:: Data provided ::

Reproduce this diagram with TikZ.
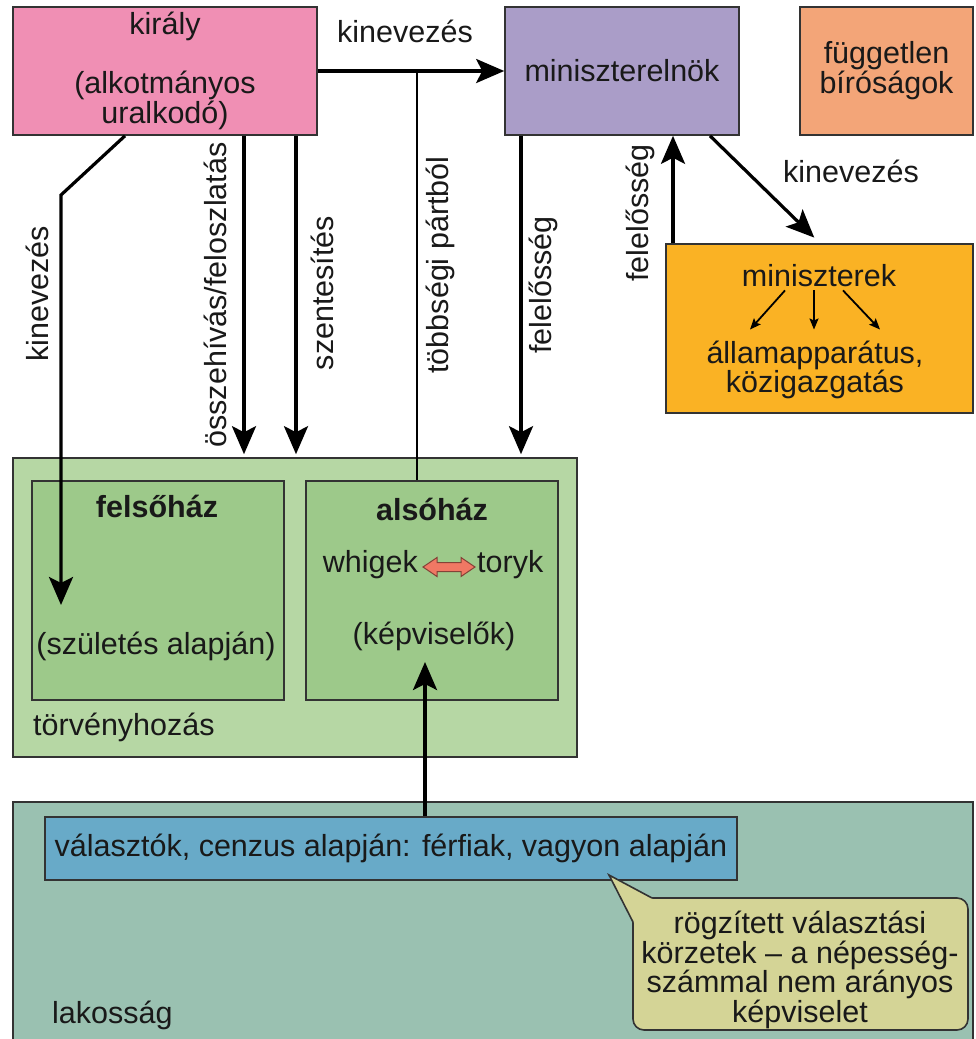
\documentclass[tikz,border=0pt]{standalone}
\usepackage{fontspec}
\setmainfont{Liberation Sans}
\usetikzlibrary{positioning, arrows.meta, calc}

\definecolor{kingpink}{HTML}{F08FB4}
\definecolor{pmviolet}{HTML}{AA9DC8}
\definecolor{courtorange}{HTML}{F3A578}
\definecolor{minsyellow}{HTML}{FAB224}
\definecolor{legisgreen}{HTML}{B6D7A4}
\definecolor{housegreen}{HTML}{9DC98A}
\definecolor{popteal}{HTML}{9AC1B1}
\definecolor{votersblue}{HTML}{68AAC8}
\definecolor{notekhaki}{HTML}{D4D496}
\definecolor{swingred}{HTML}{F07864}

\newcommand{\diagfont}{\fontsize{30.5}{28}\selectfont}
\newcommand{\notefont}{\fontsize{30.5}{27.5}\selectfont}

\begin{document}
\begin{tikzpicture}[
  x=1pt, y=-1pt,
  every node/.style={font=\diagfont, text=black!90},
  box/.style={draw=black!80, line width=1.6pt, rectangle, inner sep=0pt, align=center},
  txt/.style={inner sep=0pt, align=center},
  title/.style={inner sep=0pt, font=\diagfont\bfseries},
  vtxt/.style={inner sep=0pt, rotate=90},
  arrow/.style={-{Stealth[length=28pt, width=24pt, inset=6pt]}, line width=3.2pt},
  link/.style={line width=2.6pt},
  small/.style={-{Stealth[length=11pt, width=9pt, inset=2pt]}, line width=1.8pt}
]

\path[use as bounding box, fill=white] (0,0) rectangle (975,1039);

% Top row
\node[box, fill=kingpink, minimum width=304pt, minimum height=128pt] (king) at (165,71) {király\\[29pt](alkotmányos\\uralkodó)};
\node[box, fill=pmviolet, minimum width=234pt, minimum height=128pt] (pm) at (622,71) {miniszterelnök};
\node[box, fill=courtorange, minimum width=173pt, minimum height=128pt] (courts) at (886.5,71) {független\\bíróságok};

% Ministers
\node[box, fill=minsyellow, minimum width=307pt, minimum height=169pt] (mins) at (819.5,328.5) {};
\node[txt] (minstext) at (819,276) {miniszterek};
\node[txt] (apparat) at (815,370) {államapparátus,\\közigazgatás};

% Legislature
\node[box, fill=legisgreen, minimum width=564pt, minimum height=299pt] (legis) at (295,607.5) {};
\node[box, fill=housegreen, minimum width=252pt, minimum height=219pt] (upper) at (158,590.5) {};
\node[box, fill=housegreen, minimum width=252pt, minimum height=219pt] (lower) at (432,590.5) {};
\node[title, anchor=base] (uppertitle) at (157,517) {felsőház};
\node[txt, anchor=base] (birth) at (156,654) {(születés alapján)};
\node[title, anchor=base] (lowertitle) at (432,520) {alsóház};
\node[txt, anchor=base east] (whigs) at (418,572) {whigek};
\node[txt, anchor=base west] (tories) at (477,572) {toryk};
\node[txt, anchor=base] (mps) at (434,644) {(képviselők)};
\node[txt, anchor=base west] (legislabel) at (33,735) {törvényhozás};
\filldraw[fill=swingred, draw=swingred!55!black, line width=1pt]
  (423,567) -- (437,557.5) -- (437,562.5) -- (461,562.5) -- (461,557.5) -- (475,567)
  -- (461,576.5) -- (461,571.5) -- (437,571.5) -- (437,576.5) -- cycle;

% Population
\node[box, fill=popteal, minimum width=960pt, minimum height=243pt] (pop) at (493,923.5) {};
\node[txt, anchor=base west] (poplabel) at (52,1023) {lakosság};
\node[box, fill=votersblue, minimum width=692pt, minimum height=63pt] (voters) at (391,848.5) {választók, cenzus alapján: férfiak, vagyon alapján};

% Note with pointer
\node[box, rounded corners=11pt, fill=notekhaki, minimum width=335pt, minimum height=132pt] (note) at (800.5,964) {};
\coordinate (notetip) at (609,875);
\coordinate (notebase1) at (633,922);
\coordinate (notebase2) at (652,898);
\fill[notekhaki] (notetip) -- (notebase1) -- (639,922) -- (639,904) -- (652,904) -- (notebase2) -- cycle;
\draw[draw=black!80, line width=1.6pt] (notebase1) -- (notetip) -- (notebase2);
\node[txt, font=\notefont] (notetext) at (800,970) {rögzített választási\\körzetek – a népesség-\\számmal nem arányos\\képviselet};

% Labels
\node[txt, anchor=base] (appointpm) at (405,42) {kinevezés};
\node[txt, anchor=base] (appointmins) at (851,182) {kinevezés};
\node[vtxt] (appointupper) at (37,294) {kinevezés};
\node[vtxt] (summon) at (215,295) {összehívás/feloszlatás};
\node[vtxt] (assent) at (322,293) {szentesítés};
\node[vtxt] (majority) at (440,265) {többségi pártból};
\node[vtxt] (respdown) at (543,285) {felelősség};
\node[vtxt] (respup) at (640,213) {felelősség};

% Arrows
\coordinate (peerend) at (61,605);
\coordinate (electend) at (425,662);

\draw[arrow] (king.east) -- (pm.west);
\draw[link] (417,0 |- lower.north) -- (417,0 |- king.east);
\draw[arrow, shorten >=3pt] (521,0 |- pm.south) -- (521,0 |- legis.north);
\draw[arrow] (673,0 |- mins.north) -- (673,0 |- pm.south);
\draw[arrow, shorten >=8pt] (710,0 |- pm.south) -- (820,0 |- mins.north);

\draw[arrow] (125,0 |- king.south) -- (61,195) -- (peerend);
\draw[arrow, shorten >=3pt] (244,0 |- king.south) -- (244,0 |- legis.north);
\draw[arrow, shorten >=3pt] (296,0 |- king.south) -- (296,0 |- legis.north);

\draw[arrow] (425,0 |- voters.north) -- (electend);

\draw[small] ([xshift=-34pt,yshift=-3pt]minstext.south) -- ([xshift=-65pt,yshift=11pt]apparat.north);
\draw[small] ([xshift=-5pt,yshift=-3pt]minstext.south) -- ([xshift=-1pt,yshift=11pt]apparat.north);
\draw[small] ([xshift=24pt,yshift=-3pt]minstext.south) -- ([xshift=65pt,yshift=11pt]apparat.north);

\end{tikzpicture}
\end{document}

:::

What to work on — Go from the first line of the listing to the line holding "(0,0) rectangle (975,1039);" and, please, transcribe those lines exactly, both included, with no pictures.

Exercise result —
Reproduce this diagram with TikZ.
\documentclass[tikz,border=0pt]{standalone}
\usepackage{fontspec}
\setmainfont{Liberation Sans}
\usetikzlibrary{positioning, arrows.meta, calc}

\definecolor{kingpink}{HTML}{F08FB4}
\definecolor{pmviolet}{HTML}{AA9DC8}
\definecolor{courtorange}{HTML}{F3A578}
\definecolor{minsyellow}{HTML}{FAB224}
\definecolor{legisgreen}{HTML}{B6D7A4}
\definecolor{housegreen}{HTML}{9DC98A}
\definecolor{popteal}{HTML}{9AC1B1}
\definecolor{votersblue}{HTML}{68AAC8}
\definecolor{notekhaki}{HTML}{D4D496}
\definecolor{swingred}{HTML}{F07864}

\newcommand{\diagfont}{\fontsize{30.5}{28}\selectfont}
\newcommand{\notefont}{\fontsize{30.5}{27.5}\selectfont}

\begin{document}
\begin{tikzpicture}[
  x=1pt, y=-1pt,
  every node/.style={font=\diagfont, text=black!90},
  box/.style={draw=black!80, line width=1.6pt, rectangle, inner sep=0pt, align=center},
  txt/.style={inner sep=0pt, align=center},
  title/.style={inner sep=0pt, font=\diagfont\bfseries},
  vtxt/.style={inner sep=0pt, rotate=90},
  arrow/.style={-{Stealth[length=28pt, width=24pt, inset=6pt]}, line width=3.2pt},
  link/.style={line width=2.6pt},
  small/.style={-{Stealth[length=11pt, width=9pt, inset=2pt]}, line width=1.8pt}
]

\path[use as bounding box, fill=white] (0,0) rectangle (975,1039);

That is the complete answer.